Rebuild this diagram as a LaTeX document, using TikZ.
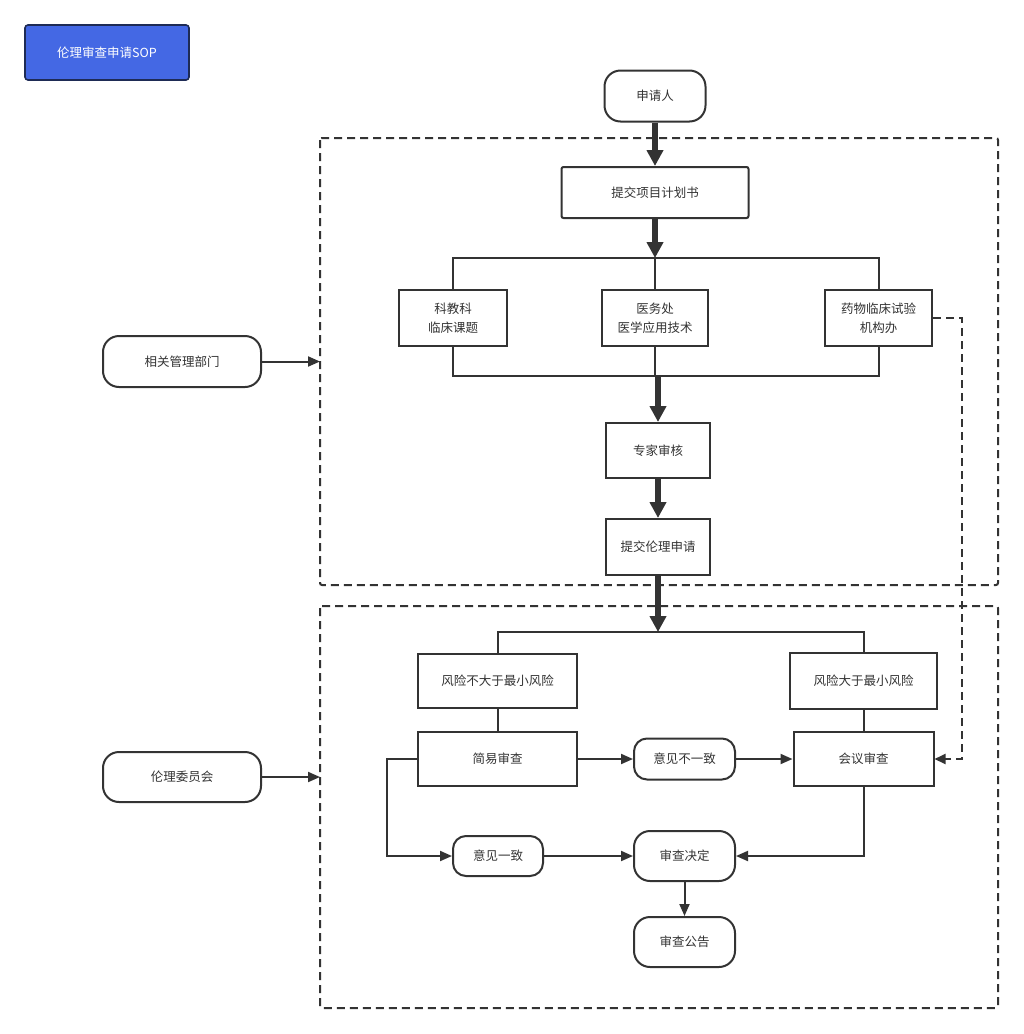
\documentclass[tikz,border=0pt]{standalone}
\usepackage{fontspec}
\newfontfamily\cjk{Noto Sans CJK SC}
\usetikzlibrary{arrows.meta}
\definecolor{dark}{HTML}{333333}
\definecolor{titlefill}{HTML}{4468E4}
\definecolor{titleborder}{HTML}{1E2B55}
\begin{document}
\begin{tikzpicture}[x=1pt,y=-1pt,
  box/.style={draw=dark, line width=2pt, fill=white, text=dark, align=center, inner sep=0pt,
    font=\cjk\fontsize{12.5}{19}\selectfont},
  pill/.style={box, rounded corners=16pt},
  conn/.style={draw=dark, line width=2pt},
  arr/.style={conn, -{Triangle[length=12pt,width=10pt]}},
  thickarr/.style={draw=dark, line width=5.5pt, -{Triangle[length=16pt,width=16pt]}},
  dasharr/.style={draw=dark, line width=2pt, dash pattern=on 8pt off 5pt, -{Triangle[length=11pt,width=10pt]}},
  region/.style={draw=dark, line width=2pt, dash pattern=on 8pt off 5pt, rounded corners=2pt}
]
\useasboundingbox (0,0) rectangle (1024,1034);
\fill[white] (0,0) rectangle (1024,1034);

% title
\node[draw=titleborder, line width=1.6pt, fill=titlefill, text=white, rounded corners=3pt,
  minimum width=164pt, minimum height=55pt, inner sep=0pt, font=\cjk\fontsize{12.5}{14}\selectfont]
  (title) at (107,52.5) {伦理审查申请SOP};

% regions
\draw[region] (320,138) rectangle (998,585);
\draw[region] (320,606) rectangle (998,1008);

% nodes
\node[pill, minimum width=101pt, minimum height=51pt] (shen) at (655,96) {申请人};
\node[box, rounded corners=2pt, minimum width=187pt, minimum height=51pt] (tj) at (655,192.5) {提交项目计划书};
\node[box, minimum width=108pt, minimum height=56pt] (kj) at (453,318) {科教科\\临床课题};
\node[box, minimum width=106pt, minimum height=56pt] (yw) at (655,318) {医务处\\医学应用技术};
\node[box, minimum width=107pt, minimum height=56pt] (yao) at (878.5,318) {药物临床试验\\机构办};
\node[box, minimum width=104pt, minimum height=55pt] (zj) at (658,450.5) {专家审核};
\node[box, minimum width=104pt, minimum height=56pt] (tjll) at (658,547) {提交伦理申请};
\node[box, minimum width=159pt, minimum height=54pt] (fxb) at (497.5,681) {风险不大于最小风险};
\node[box, minimum width=147pt, minimum height=56pt] (fxd) at (863.5,681) {风险大于最小风险};
\node[box, minimum width=159pt, minimum height=54pt] (jy) at (497.5,759) {简易审查};
\node[box, minimum width=140pt, minimum height=54pt] (hy) at (863.5,759) {会议审查};
\node[pill, rounded corners=13pt, minimum width=101pt, minimum height=41pt] (byz) at (684.5,759) {意见不一致};
\node[pill, rounded corners=13pt, minimum width=90pt, minimum height=40pt] (yz) at (498,856) {意见一致};
\node[pill, minimum width=101pt, minimum height=50pt] (jd) at (684.5,856) {审查决定};
\node[pill, minimum width=101pt, minimum height=50pt] (gg) at (684.5,942) {审查公告};
\node[pill, minimum width=158pt, minimum height=51pt] (xg) at (182,361.5) {相关管理部门};
\node[pill, minimum width=158pt, minimum height=50pt] (ll) at (182,777) {伦理委员会};

% coordinates
\coordinate (b1) at (655,258);
\coordinate (m1) at (658,376);
\coordinate (b2) at (658,632);
\coordinate (l1) at (387,759);
\coordinate (d1) at (962,318);
\coordinate (c1) at (320,361.5);
\coordinate (c2) at (320,777);

% top flow
\draw[thickarr] (shen.south) -- (tj.north);
\draw[thickarr] (tj.south) -- (b1);
\draw[conn] (kj.north) |- (b1) -| (yao.north);
\draw[conn] (b1) -- (yw.north);
\draw[conn] (kj.south) |- (m1) -| (yao.south);
\draw[conn] (yw.south) -- (yw.south |- m1);
\draw[thickarr] (m1) -- (zj.north);
\draw[thickarr] (zj.south) -- (tjll.north);
\draw[thickarr] (tjll.south) -- (b2);

% bottom flow
\draw[conn] (fxb.north) |- (b2) -| (fxd.north);
\draw[conn] (fxb.south) -- (jy.north);
\draw[conn] (fxd.south) -- (hy.north);
\draw[arr] (jy.east) -- (byz.west);
\draw[arr] (byz.east) -- (hy.west);
\draw[arr] (jy.west) -- (l1) |- (yz.west);
\draw[arr] (yz.east) -- (jd.west);
\draw[arr] (hy.south) |- (jd.east);
\draw[arr] (jd.south) -- (gg.north);
\draw[dasharr] (yao.east) -- (d1) |- (hy.east);

% side labels
\draw[arr] (xg.east) -- (c1);
\draw[arr] (ll.east) -- (c2);
\end{tikzpicture}
\end{document}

▬▬▬

#### WORK INSTRUCTIONS:
Repeat the material above word for word, please, apart from its images.

#### REPLY TO THE TASK:
Rebuild this diagram as a LaTeX document, using TikZ.
\documentclass[tikz,border=0pt]{standalone}
\usepackage{fontspec}
\newfontfamily\cjk{Noto Sans CJK SC}
\usetikzlibrary{arrows.meta}
\definecolor{dark}{HTML}{333333}
\definecolor{titlefill}{HTML}{4468E4}
\definecolor{titleborder}{HTML}{1E2B55}
\begin{document}
\begin{tikzpicture}[x=1pt,y=-1pt,
  box/.style={draw=dark, line width=2pt, fill=white, text=dark, align=center, inner sep=0pt,
    font=\cjk\fontsize{12.5}{19}\selectfont},
  pill/.style={box, rounded corners=16pt},
  conn/.style={draw=dark, line width=2pt},
  arr/.style={conn, -{Triangle[length=12pt,width=10pt]}},
  thickarr/.style={draw=dark, line width=5.5pt, -{Triangle[length=16pt,width=16pt]}},
  dasharr/.style={draw=dark, line width=2pt, dash pattern=on 8pt off 5pt, -{Triangle[length=11pt,width=10pt]}},
  region/.style={draw=dark, line width=2pt, dash pattern=on 8pt off 5pt, rounded corners=2pt}
]
\useasboundingbox (0,0) rectangle (1024,1034);
\fill[white] (0,0) rectangle (1024,1034);

% title
\node[draw=titleborder, line width=1.6pt, fill=titlefill, text=white, rounded corners=3pt,
  minimum width=164pt, minimum height=55pt, inner sep=0pt, font=\cjk\fontsize{12.5}{14}\selectfont]
  (title) at (107,52.5) {伦理审查申请SOP};

% regions
\draw[region] (320,138) rectangle (998,585);
\draw[region] (320,606) rectangle (998,1008);

% nodes
\node[pill, minimum width=101pt, minimum height=51pt] (shen) at (655,96) {申请人};
\node[box, rounded corners=2pt, minimum width=187pt, minimum height=51pt] (tj) at (655,192.5) {提交项目计划书};
\node[box, minimum width=108pt, minimum height=56pt] (kj) at (453,318) {科教科\\临床课题};
\node[box, minimum width=106pt, minimum height=56pt] (yw) at (655,318) {医务处\\医学应用技术};
\node[box, minimum width=107pt, minimum height=56pt] (yao) at (878.5,318) {药物临床试验\\机构办};
\node[box, minimum width=104pt, minimum height=55pt] (zj) at (658,450.5) {专家审核};
\node[box, minimum width=104pt, minimum height=56pt] (tjll) at (658,547) {提交伦理申请};
\node[box, minimum width=159pt, minimum height=54pt] (fxb) at (497.5,681) {风险不大于最小风险};
\node[box, minimum width=147pt, minimum height=56pt] (fxd) at (863.5,681) {风险大于最小风险};
\node[box, minimum width=159pt, minimum height=54pt] (jy) at (497.5,759) {简易审查};
\node[box, minimum width=140pt, minimum height=54pt] (hy) at (863.5,759) {会议审查};
\node[pill, rounded corners=13pt, minimum width=101pt, minimum height=41pt] (byz) at (684.5,759) {意见不一致};
\node[pill, rounded corners=13pt, minimum width=90pt, minimum height=40pt] (yz) at (498,856) {意见一致};
\node[pill, minimum width=101pt, minimum height=50pt] (jd) at (684.5,856) {审查决定};
\node[pill, minimum width=101pt, minimum height=50pt] (gg) at (684.5,942) {审查公告};
\node[pill, minimum width=158pt, minimum height=51pt] (xg) at (182,361.5) {相关管理部门};
\node[pill, minimum width=158pt, minimum height=50pt] (ll) at (182,777) {伦理委员会};

% coordinates
\coordinate (b1) at (655,258);
\coordinate (m1) at (658,376);
\coordinate (b2) at (658,632);
\coordinate (l1) at (387,759);
\coordinate (d1) at (962,318);
\coordinate (c1) at (320,361.5);
\coordinate (c2) at (320,777);

% top flow
\draw[thickarr] (shen.south) -- (tj.north);
\draw[thickarr] (tj.south) -- (b1);
\draw[conn] (kj.north) |- (b1) -| (yao.north);
\draw[conn] (b1) -- (yw.north);
\draw[conn] (kj.south) |- (m1) -| (yao.south);
\draw[conn] (yw.south) -- (yw.south |- m1);
\draw[thickarr] (m1) -- (zj.north);
\draw[thickarr] (zj.south) -- (tjll.north);
\draw[thickarr] (tjll.south) -- (b2);

% bottom flow
\draw[conn] (fxb.north) |- (b2) -| (fxd.north);
\draw[conn] (fxb.south) -- (jy.north);
\draw[conn] (fxd.south) -- (hy.north);
\draw[arr] (jy.east) -- (byz.west);
\draw[arr] (byz.east) -- (hy.west);
\draw[arr] (jy.west) -- (l1) |- (yz.west);
\draw[arr] (yz.east) -- (jd.west);
\draw[arr] (hy.south) |- (jd.east);
\draw[arr] (jd.south) -- (gg.north);
\draw[dasharr] (yao.east) -- (d1) |- (hy.east);

% side labels
\draw[arr] (xg.east) -- (c1);
\draw[arr] (ll.east) -- (c2);
\end{tikzpicture}
\end{document}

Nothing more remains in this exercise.